Written instruction
The required output is every line from the beginning of the entries below through the line that includes "import matplotlib.patheffects as pe", copied exactly.

Figure scripts
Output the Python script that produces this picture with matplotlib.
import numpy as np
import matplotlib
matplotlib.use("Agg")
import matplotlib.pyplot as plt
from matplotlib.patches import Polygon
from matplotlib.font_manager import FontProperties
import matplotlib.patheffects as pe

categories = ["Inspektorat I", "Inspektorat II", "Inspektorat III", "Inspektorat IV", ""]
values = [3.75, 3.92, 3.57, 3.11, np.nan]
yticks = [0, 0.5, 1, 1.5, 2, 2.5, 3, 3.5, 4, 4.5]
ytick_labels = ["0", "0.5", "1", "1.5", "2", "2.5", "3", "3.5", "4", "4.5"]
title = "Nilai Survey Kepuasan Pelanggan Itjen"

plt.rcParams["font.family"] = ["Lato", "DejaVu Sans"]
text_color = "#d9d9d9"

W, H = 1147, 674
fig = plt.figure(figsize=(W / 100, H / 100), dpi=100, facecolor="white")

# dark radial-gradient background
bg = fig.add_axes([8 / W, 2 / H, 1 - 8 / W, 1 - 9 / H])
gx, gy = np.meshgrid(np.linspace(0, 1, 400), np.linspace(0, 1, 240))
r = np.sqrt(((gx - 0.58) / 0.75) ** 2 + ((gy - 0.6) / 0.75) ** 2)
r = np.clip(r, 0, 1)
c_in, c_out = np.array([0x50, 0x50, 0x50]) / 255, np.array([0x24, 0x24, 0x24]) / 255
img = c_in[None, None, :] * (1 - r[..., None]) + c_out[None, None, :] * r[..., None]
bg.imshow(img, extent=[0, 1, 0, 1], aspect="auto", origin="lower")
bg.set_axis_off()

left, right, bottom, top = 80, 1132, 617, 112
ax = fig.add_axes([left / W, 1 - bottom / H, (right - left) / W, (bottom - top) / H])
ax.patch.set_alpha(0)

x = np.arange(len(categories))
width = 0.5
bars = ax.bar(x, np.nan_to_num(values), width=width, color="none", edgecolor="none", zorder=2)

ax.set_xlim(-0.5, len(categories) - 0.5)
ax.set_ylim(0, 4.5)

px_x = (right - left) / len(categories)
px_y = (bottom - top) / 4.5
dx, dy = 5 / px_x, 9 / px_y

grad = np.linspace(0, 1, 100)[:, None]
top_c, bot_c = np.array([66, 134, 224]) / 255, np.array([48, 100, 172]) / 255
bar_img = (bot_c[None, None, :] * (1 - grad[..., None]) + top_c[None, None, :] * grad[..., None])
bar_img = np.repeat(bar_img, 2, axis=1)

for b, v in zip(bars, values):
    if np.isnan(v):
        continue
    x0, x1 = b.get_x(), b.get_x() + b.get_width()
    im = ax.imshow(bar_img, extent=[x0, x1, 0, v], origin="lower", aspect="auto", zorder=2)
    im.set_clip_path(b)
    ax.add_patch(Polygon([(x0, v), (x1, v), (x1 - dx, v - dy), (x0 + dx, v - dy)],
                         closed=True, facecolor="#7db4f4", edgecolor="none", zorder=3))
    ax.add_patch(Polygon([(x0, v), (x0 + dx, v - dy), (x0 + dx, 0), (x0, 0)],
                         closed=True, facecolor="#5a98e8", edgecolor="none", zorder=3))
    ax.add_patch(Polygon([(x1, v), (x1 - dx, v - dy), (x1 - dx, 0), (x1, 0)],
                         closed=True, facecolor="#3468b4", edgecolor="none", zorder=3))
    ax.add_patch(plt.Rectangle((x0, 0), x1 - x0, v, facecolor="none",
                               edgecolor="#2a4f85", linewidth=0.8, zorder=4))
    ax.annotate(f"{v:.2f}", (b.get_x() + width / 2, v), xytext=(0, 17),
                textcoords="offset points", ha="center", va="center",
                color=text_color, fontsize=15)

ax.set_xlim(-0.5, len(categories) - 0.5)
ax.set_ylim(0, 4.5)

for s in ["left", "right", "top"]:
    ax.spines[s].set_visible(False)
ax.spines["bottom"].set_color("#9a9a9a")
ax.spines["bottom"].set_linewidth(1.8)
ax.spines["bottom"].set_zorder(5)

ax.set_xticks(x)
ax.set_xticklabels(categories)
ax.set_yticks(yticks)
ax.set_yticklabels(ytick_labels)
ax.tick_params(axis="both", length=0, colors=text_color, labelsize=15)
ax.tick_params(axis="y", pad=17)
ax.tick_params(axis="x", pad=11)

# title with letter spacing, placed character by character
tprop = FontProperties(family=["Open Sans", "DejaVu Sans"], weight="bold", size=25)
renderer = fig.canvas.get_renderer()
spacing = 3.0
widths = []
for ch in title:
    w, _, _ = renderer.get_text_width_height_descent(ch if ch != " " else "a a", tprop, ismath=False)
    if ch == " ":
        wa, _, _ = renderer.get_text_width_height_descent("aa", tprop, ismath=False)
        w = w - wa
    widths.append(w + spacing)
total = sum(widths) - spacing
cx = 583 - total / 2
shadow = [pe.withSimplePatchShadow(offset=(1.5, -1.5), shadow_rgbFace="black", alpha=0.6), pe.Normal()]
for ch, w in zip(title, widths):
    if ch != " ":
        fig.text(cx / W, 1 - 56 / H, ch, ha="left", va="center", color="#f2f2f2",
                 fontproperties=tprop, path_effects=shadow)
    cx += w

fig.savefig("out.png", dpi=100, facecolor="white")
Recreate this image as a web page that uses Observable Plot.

Written solution
Output the Python script that produces this picture with matplotlib.
import numpy as np
import matplotlib
matplotlib.use("Agg")
import matplotlib.pyplot as plt
from matplotlib.patches import Polygon
from matplotlib.font_manager import FontProperties
import matplotlib.patheffects as pe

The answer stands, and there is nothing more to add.